Have you ever wondered whether there were some Egyptians who remembered the plagues well enough to look at the towering water and pause? Really picture it: A sea piled up on both sides of where you intend to walk. You’re not connected with whatever power controls this water. It feels ominous. In fact, it is hair-raising. At least one guy had to have pretended his horse was lame or a chariot wheel had cracked. Any memory of the past several chapters would prompt some sort of excuse! One guy has got to have held back and watched. Maybe he tried to convince his best friend to do the same thing. After all, did they really need the Israelite slaves so badly? Couldn’t the Egyptians just let go?
[N.B. The Bible says that God hardened the hearts of the Egyptians, and not one of the charioteers survived. I like to read this as an example of Old Testament hyperbole. Disagree with me as you wish, and for my part, we can still be friends, no problem. I know I’m being fanciful!]
The deadly fault of the Egyptians wasn’t the fact that they worshiped many gods, although this contributed. And it wasn’t the dehumanization of others through slavery, although that is abhorrent and contributed to their hardness of heart. Pharoah had proven to be unteachable in his stubbornness, and the charioteers who obeyed him paid the price. God seems to sentence the charioteers to death on account of their tenacious desire to have their own way, when God was clearly saying “no.”
The Egyptians had already lost their first-born children and literally sent the Israelites away! Now they obeyed the order to chase after the Israelites? The Egyptians knew this God was a powerful worker of plagues, and that he was more powerful than any of their “gods.” They also had it on good authority that God was calling the Israelites to worship Him in a particular place. The Egyptians merely feared that the Israelites would not return to their enslavement. They feared losing something they wanted, something they decided they couldn’t live without.
So let’s imagine that one cautious charioteer, the unsubstantiated product of my imagination, who hit a rock on purpose. He broke a wheel and got left behind in the race to catch up with the fleeing Israelites. After watching the waves crash down on all his friends, how did that Egyptian live? Did he know that he was created and chosen by the same God? Did he want to be in a relationship with that God, or was he angry after witnessing so much death? Did he go back home or wander? Would he have imagined that God was angry with him and perhaps fled in terror, hoping to outrun the God of the Israelites?
I wish I could go back in time and tell him that God loved him and even the charioteers who drowned. Maybe he already knew, like Balaam, the non-Hebrew prophet who spoke oracles and saw angels of the Lord in the Book of Numbers. It’s hard to imagine him returning home unchanged after so much loss. Bearing in mind that this Egyptian is a product of my own imagination and hopes, I further imagine that God saw in this Egyptian the slightest inclination to let go of his own will and join it with God’s. I’d like to imagine that this Egyptian was rewarded.

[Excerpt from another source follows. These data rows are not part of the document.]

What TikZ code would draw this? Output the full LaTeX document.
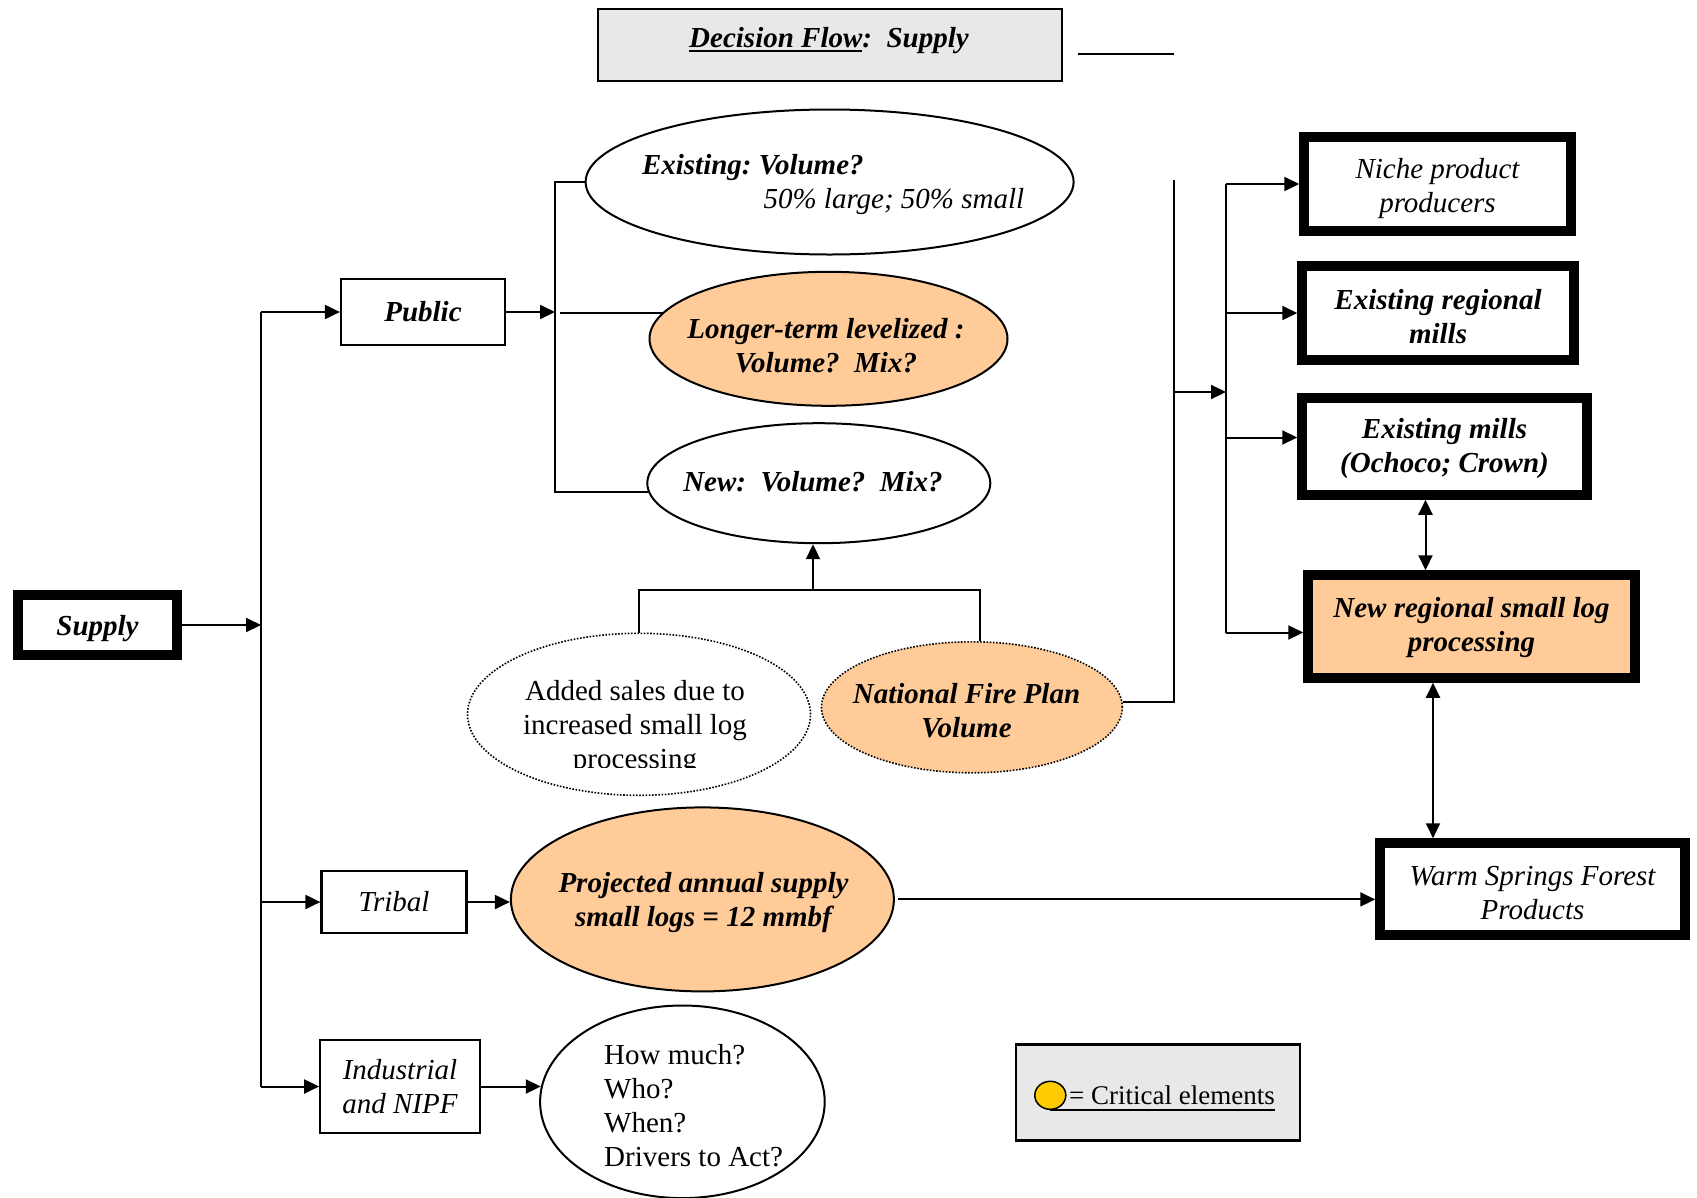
\documentclass[tikz,border=0pt]{standalone}
\usepackage{fontspec}
\setmainfont{Liberation Serif}
\usetikzlibrary{arrows.meta,shapes.geometric,calc}
\definecolor{tanc}{HTML}{FFCC99}
\definecolor{lgray}{HTML}{E8E8E8}
\definecolor{yelc}{HTML}{FFCC00}
\newcommand\myul[1]{\setbox0\hbox{#1}\rlap{\rule[-5pt]{\wd0}{2.5pt}}\box0}
\begin{document}
\frenchspacing
\begin{tikzpicture}[x=1pt,y=-1pt,
  every node/.style={font=\fontsize{29}{34}\selectfont},
  thin box/.style={draw, rectangle, line width=2.2pt, fill=white, inner sep=0pt, align=center},
  heavy box/.style={draw, rectangle, line width=9.5pt, fill=white, inner sep=0pt, align=center},
  oval/.style={draw, ellipse, line width=2pt, inner sep=0pt, fill=white},
  dotoval/.style={draw, ellipse, line width=1.6pt, dash pattern=on 1.6pt off 1.6pt, inner sep=0pt},
  conn/.style={line width=2pt},
  arr/.style={line width=2pt, -{Triangle[length=15pt,width=14pt]}},
  darr/.style={line width=2pt, {Triangle[length=15pt,width=14pt]}-{Triangle[length=15pt,width=14pt]}},
  txtbi/.style={font=\fontsize{29}{34}\selectfont\bfseries\itshape, align=center},
  txtit/.style={font=\fontsize{29}{34}\selectfont\itshape, align=center},
]
\useasboundingbox[fill=white] (0,0) rectangle (1697,1197);

% title
\node[thin box, fill=lgray, minimum width=464pt, minimum height=72pt] (title) at (830,45) {};
\node[txtbi] (titletxt) at (829,40.5) {\myul{Decision Flow}:\ \ Supply};
\coordinate (ln1) at (1078,54);
\coordinate (ln2) at (1174,54);
\draw[conn] (ln1) -- (ln2);

% left boxes
\node[heavy box, minimum width=159pt, minimum height=60pt] (sup) at (97.5,625) {};
\node[txtbi] (suptxt) at ([yshift=-3.3pt]sup.center) {Supply};
\node[thin box, minimum width=164pt, minimum height=66pt] (pub) at (423,312) {};
\node[txtbi] (pubtxt) at (pub.center) {Public};
\node[thin box, minimum width=145pt, minimum height=62pt] (tri) at (394,902) {};
\node[txtit] (tritxt) at (tri.center) {Tribal};
\node[thin box, minimum width=159.5pt, minimum height=93pt] (ind) at (400,1086.5) {};
\node[txtit] (indtxt) at (ind.center) {Industrial\\and NIPF};

% ellipses
\node[oval, minimum width=488pt, minimum height=145pt] (ex) at (829.6,182) {};
\node[txtbi, anchor=west] (ex1) at (638.5,167.8) {Existing: Volume?};
\node[txtit, anchor=west] (ex2) at (760,201.3) {50\% large; 50\% small};

\node[oval, fill=tanc, minimum width=358pt, minimum height=134pt] (lt) at (828.5,338.8) {};
\node[txtbi] (lttxt) at (826,346) {Longer-term levelized :\\Volume?\ \ Mix?};

\node[oval, minimum width=343pt, minimum height=120pt] (nw) at (818.8,483.2) {};
\node[txtbi] (nwtxt) at (813,482) {New:\ \ Volume?\ \ Mix?};

\node[dotoval, minimum width=343pt, minimum height=162pt] (add) at (639,714.3) {};
\begin{scope}
\clip (440,600) rectangle (840,767);
\node[align=center] (addtxt) at (635,727.3) {Added sales due to\\increased small log\\processing};
\end{scope}

\node[dotoval, fill=tanc, minimum width=300.8pt, minimum height=131pt] (nfp) at (971.9,707.3) {};
\node[txtbi] (nfptxt) at (966.5,710.5) {National Fire Plan\\Volume};

\node[oval, fill=tanc, minimum width=383pt, minimum height=184pt] (proj) at (702.4,899.4) {};
\node[txtbi] (projtxt) at (703.5,902.1) {Projected annual supply\\small logs = 12 mmbf};

\node[oval, minimum width=284.6pt, minimum height=192.6pt] (how) at (682.4,1101.8) {};
\node[anchor=west, align=left] (howtxt) at (600.7,1105.6) {How much?\\Who?\\When?\\Drivers to Act?};

% right boxes
\node[heavy box, minimum width=267pt, minimum height=94pt] (niche) at (1437.5,184) {};
\node[txtit] (nichetxt) at ([yshift=-4.3pt]niche.center) {Niche product\\producers};
\node[heavy box, minimum width=272pt, minimum height=94pt] (exr) at (1438,313) {};
\node[txtbi] (exrtxt) at ([yshift=-3.3pt]exr.center) {Existing regional\\mills};
\node[heavy box, minimum width=285pt, minimum height=97pt] (exm) at (1444.5,446.5) {};
\node[txtbi] (exmtxt) at ([yshift=-2.2pt]exm.center) {Existing mills\\(Ochoco; Crown)};
\node[heavy box, fill=tanc, minimum width=327pt, minimum height=103pt] (nr) at (1471.5,626.5) {};
\node[txtbi] (nrtxt) at ([yshift=-0.6pt]nr.center) {New regional small log\\processing};
\node[heavy box, minimum width=305pt, minimum height=92pt] (ws) at (1532.5,889) {};
\node[txtit] (wstxt) at ([yshift=-3.8pt]ws.center) {Warm Springs Forest\\Products};

% legend
\node[thin box, fill=lgray, minimum width=283.5pt, minimum height=96pt] (leg) at (1158,1092.5) {};
\node[anchor=west, inner sep=0pt, font=\fontsize{27}{32}\selectfont] (legtxt) at (1069,1095) {= Critical elements};
\node[draw, ellipse, line width=1.5pt, fill=yelc, minimum width=31pt, minimum height=28pt, inner sep=0pt] (yl) at (1050.3,1095.3) {};
\draw[line width=2pt] (yl.south) -- (yl.south -| legtxt.east);

% trunk
\coordinate (trT) at (261,312);
\coordinate (trB) at (261,1086.5);
\draw[conn] (trT) -- (trB);
\draw[arr] (sup.east) -- (sup.east -| trT);
\draw[arr] (trT) -- (pub.west);
\draw[arr] (tri.west -| trT) -- (tri.west);
\draw[arr] (trB) -- (ind.west);

% public bracket
\coordinate (bk) at (555,0);
\coordinate (bk2) at (560,0);
\draw[arr] (pub.east) -- (pub.east -| bk);
\draw[conn] (ex.west) -- (bk |- ex.west) -- (bk |- nw.183) -- (nw.183);
\draw[conn] (bk2 |- lt.171) -- (lt.171);

% junction under New
\coordinate (jL) at (639,590);
\coordinate (jR) at (979.5,590);
\coordinate (jM) at (813,590);
\draw[conn] (add.north) -- (jL) -- (jR) -- (jR |- nfp.north);
\draw[arr] (jM) -- (jM |- nw.south);

% right distribution
\coordinate (v1) at (1174,180);
\coordinate (v1m) at (1174,392);
\coordinate (v2) at (1226,184);
\coordinate (nrIn) at ([yshift=-6pt]nr.west);
\coordinate (exmIn) at ([yshift=9pt]exm.west);
\draw[conn] (nfp.2) -- (nfp.2 -| v1) -- (v1);
\draw[arr] (v1m) -- (v1m -| v2);
\draw[conn] (v2) -- (v2 |- nrIn);
\draw[arr] (v2) -- (niche.west);
\draw[arr] (v2 |- exr.west) -- (exr.west);
\draw[arr] (v2 |- exmIn) -- (exmIn);
\draw[arr] (v2 |- nrIn) -- (nrIn);

% double arrows
\coordinate (d1) at ($(exm.south)+(-19,0)$);
\draw[darr] (d1) -- (d1 |- nr.north);
\coordinate (d2) at ($(nr.south)+(-38.5,0)$);
\draw[darr] (d2) -- (d2 |- ws.north);

% lower connectors
\draw[arr] ([xshift=3pt]proj.east) -- (proj.east -| ws.west);
\draw[arr] (tri.east) -- (tri.east -| proj.west);
\draw[arr] (ind.east) -- (ind.east -| how.174);
\end{tikzpicture}
\end{document}
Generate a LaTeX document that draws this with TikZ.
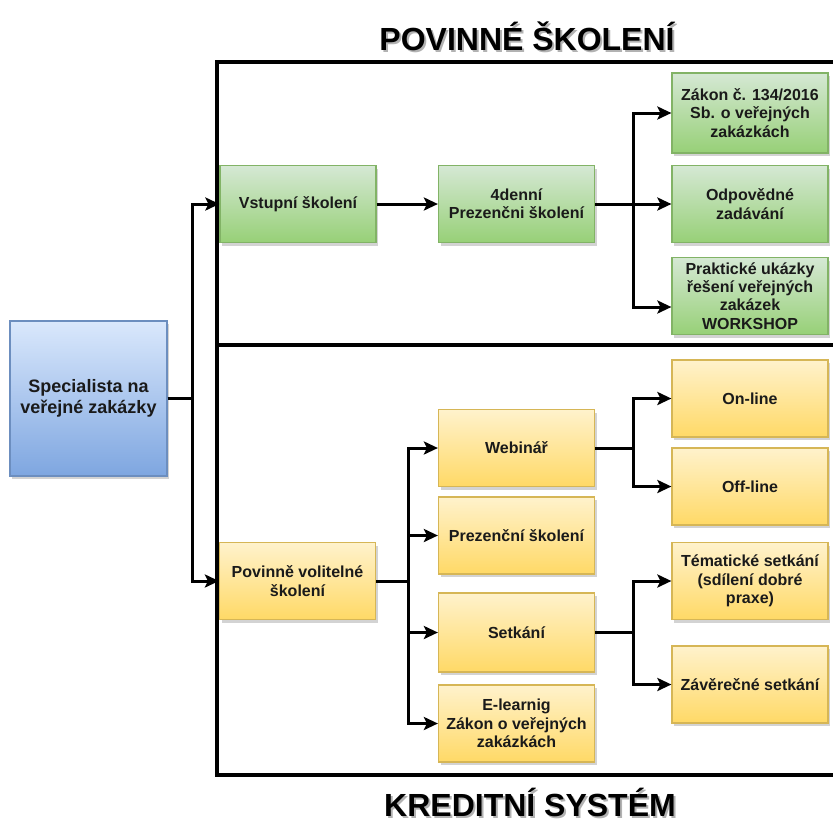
\documentclass[tikz,border=0pt]{standalone}
\usepackage{fontspec}
\setmainfont{Liberation Sans}
\usetikzlibrary{arrows.meta,calc,shadows}

\definecolor{grnlight}{HTML}{D5E8D4}
\definecolor{grndark}{HTML}{97D077}
\definecolor{grnline}{HTML}{82B366}
\definecolor{yellight}{HTML}{FFF2CC}
\definecolor{yeldark}{HTML}{FFD966}
\definecolor{yelline}{HTML}{D6B656}
\definecolor{blulight}{HTML}{DAE8FC}
\definecolor{bludark}{HTML}{7EA6E0}
\definecolor{bluline}{HTML}{6C8EBF}
\definecolor{textdark}{HTML}{1A1A1A}

\newcommand{\shadowtitle}[1]{\makebox[0pt][l]{\hspace{2pt}\raisebox{-2pt}{\textcolor{black!30}{#1}}}#1}

\tikzset{
  box/.style={rectangle, draw, line width=1.2pt, minimum width=156pt, minimum height=77pt,
    align=center, text=textdark, font=\fontsize{16}{18.4}\selectfont\bfseries,
    drop shadow={shadow xshift=2pt, shadow yshift=-3pt, opacity=0.35}},
  greenbox/.style={box, draw=grnline, top color=grnlight, bottom color=grndark},
  yellowbox/.style={box, draw=yelline, top color=yellight, bottom color=yeldark},
  bluebox/.style={box, draw=bluline, top color=blulight, bottom color=bludark,
    font=\fontsize{18}{20.5}\selectfont\bfseries},
  conn/.style={line width=3pt, -{Stealth[length=14pt,width=13pt,inset=3pt]}},
  title/.style={font=\fontsize{32}{36}\selectfont\bfseries, anchor=base, inner sep=1pt}
}

\begin{document}
\begin{tikzpicture}[x=1pt, y=-1pt]
  \useasboundingbox (0,0) rectangle (833,823);

  % frame of the two parts
  \draw[line width=3.2pt] (217,62) rectangle (840,775);
  \draw[line width=3.2pt] (217,345) -- (840,345);

  \node[title] (ptitle) at (527,50) {\shadowtitle{POVINNÉ ŠKOLENÍ}};
  \node[title] (ktitle) at (530,816) {\shadowtitle{KREDITNÍ SYSTÉM}};

  \node[bluebox, minimum width=157pt, minimum height=155pt] (spec) at (88.5,398.5) {Specialista na\\veřejné zakázky};

  % povinne skoleni
  \node[greenbox] (vstup) at (298,204) {Vstupní školení};
  \node[greenbox] (den) at (516.5,204) {4denní\\Prezenčni školení};
  \node[greenbox, minimum height=80pt] (zakon) at (750,113) {Zákon č. 134/2016\\Sb. o veřejných\\zakázkách};
  \node[greenbox] (odpo) at (750,204) {Odpovědné\\zadávání};
  \node[greenbox] (prak) at (750,296) {Praktické ukázky\\řešení veřejných\\zakázek\\WORKSHOP};

  % kreditni system
  \node[yellowbox] (povol) at (297.5,581) {Povinně volitelné\\školení};
  \node[yellowbox] (web) at (516.5,448) {Webinář};
  \node[yellowbox] (prez) at (516.5,535.5) {Prezenční školení};
  \node[yellowbox, minimum height=79pt] (setk) at (516.5,632.5) {Setkání};
  \node[yellowbox] (elearn) at (516.5,723.5) {E-learnig\\Zákon o veřejných\\zakázkách};
  \node[yellowbox] (online) at (750,398.5) {On-line};
  \node[yellowbox] (offline) at (750,486.5) {Off-line};
  \node[yellowbox] (tema) at (750,581) {Tématické setkání\\(sdílení dobré\\praxe)};
  \node[yellowbox] (zav) at (750,684.5) {Závěrečné setkání};

  \draw[conn] (spec.east) -- ++(25,0) |- (vstup.west);
  \draw[conn] (spec.east) -- ++(25,0) |- (povol.west);

  \draw[conn] (vstup) -- (den);
  \draw[conn] (den.east) -- ++(38,0) |- (zakon.west);
  \draw[conn] (den.east) -- ++(38,0) |- (odpo.west);
  \draw[conn] (den.east) -- ++(38,0) |- ($(prak.west)+(0,11)$);

  \draw[conn] (povol.east) -- ++(32,0) |- (web.west);
  \draw[conn] (povol.east) -- ++(32,0) |- (prez.west);
  \draw[conn] (povol.east) -- ++(32,0) |- (setk.west);
  \draw[conn] (povol.east) -- ++(32,0) |- (elearn.west);

  \draw[conn] (web.east) -- ++(38,0) |- (online.west);
  \draw[conn] (web.east) -- ++(38,0) |- (offline.west);
  \draw[conn] (setk.east) -- ++(38,0) |- (tema.west);
  \draw[conn] (setk.east) -- ++(38,0) |- (zav.west);
\end{tikzpicture}
\end{document}
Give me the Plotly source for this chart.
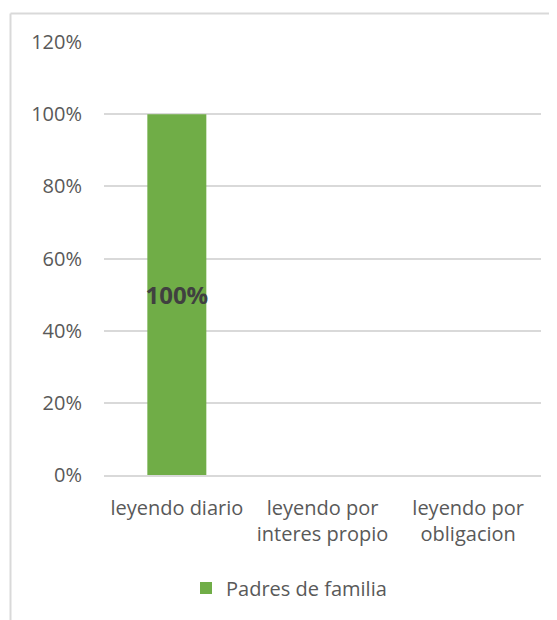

Certainly, the Israelites were changed, even though the lesson of trust required repetition. All of us need so much patience from God. In fact, one of my favorite quotes from St. Teresa of Avila is, “If this is the way you treat your friends, it’s no wonder you have so few!” It’s a funny quote, because it’s so relatable, yet we don’t expect it from a saint. Teresa had been thrown from her horse on a journey as a lone woman out to do the Lord’s work, so she blamed God and shouted at Him. She was still learning to trust Him and to join her will to His.
The saints had a journey of transformation to go through, even once they knew what their purpose in life was. They didn’t start out with perfect trust and calm. Saint Teresa’s terrible headaches, people who opposed her calling, and thousands of pedantic inconveniences were all a part of that journey toward perfection.
This summer has ushered significant changes into my life, changes that I’ve been working towards for a long time. These are happy changes, but they are still stressful and sometimes scary. Most of all, this has impressed on me the need to seek out God’s will with more humility than I have ever shown before. And when it feels like I’ve taken on too much, Saint Teresa of Avila’s words written after a lifetime of growing in trust have been my go-to:
Let nothing disturb you. Let nothing frighten you. All things pass away. God never changes. Patience obtains all things. He who has God lacks nothing. God alone suffices.
These are the words of a saint further along her conversion journey. I’m sure the saint felt out of her depths on occasion while founding new convents, making real estate deals, traveling alone, and sifting through the remarks of her opponents for constructive criticism that helped her reach for perfection. What I know of her biography makes these words all the more powerful for me. She points to a delicate balance between being skillfully prepared and knowing when to surrender her will all over again to God.
I reject the idea that God never gives us more than we can handle. He absolutely does give us more than we alone can handle, and He does it expressly so that we have no option besides relying on Him. We’ll spiritually drown if we don’t. These scary, sometimes overwhelming situations are a gift, although they may not feel like it at the time.
So, as your sister in Christ, I say you’re not wrong. God is throwing more at you than you can handle, and it would be easy to panic like a drowning victim. It seems to me that the key is to stay relaxed and to trust. Every situation comes vetted by the providence of God. So use the skills that little, finite you have at your disposal to do what seems best in every situation. And then trust. Don’t let anything disturb you. Even through the shadow of death, and it’s always just a shadow, you’re still enveloped in God’s loving embrace forever.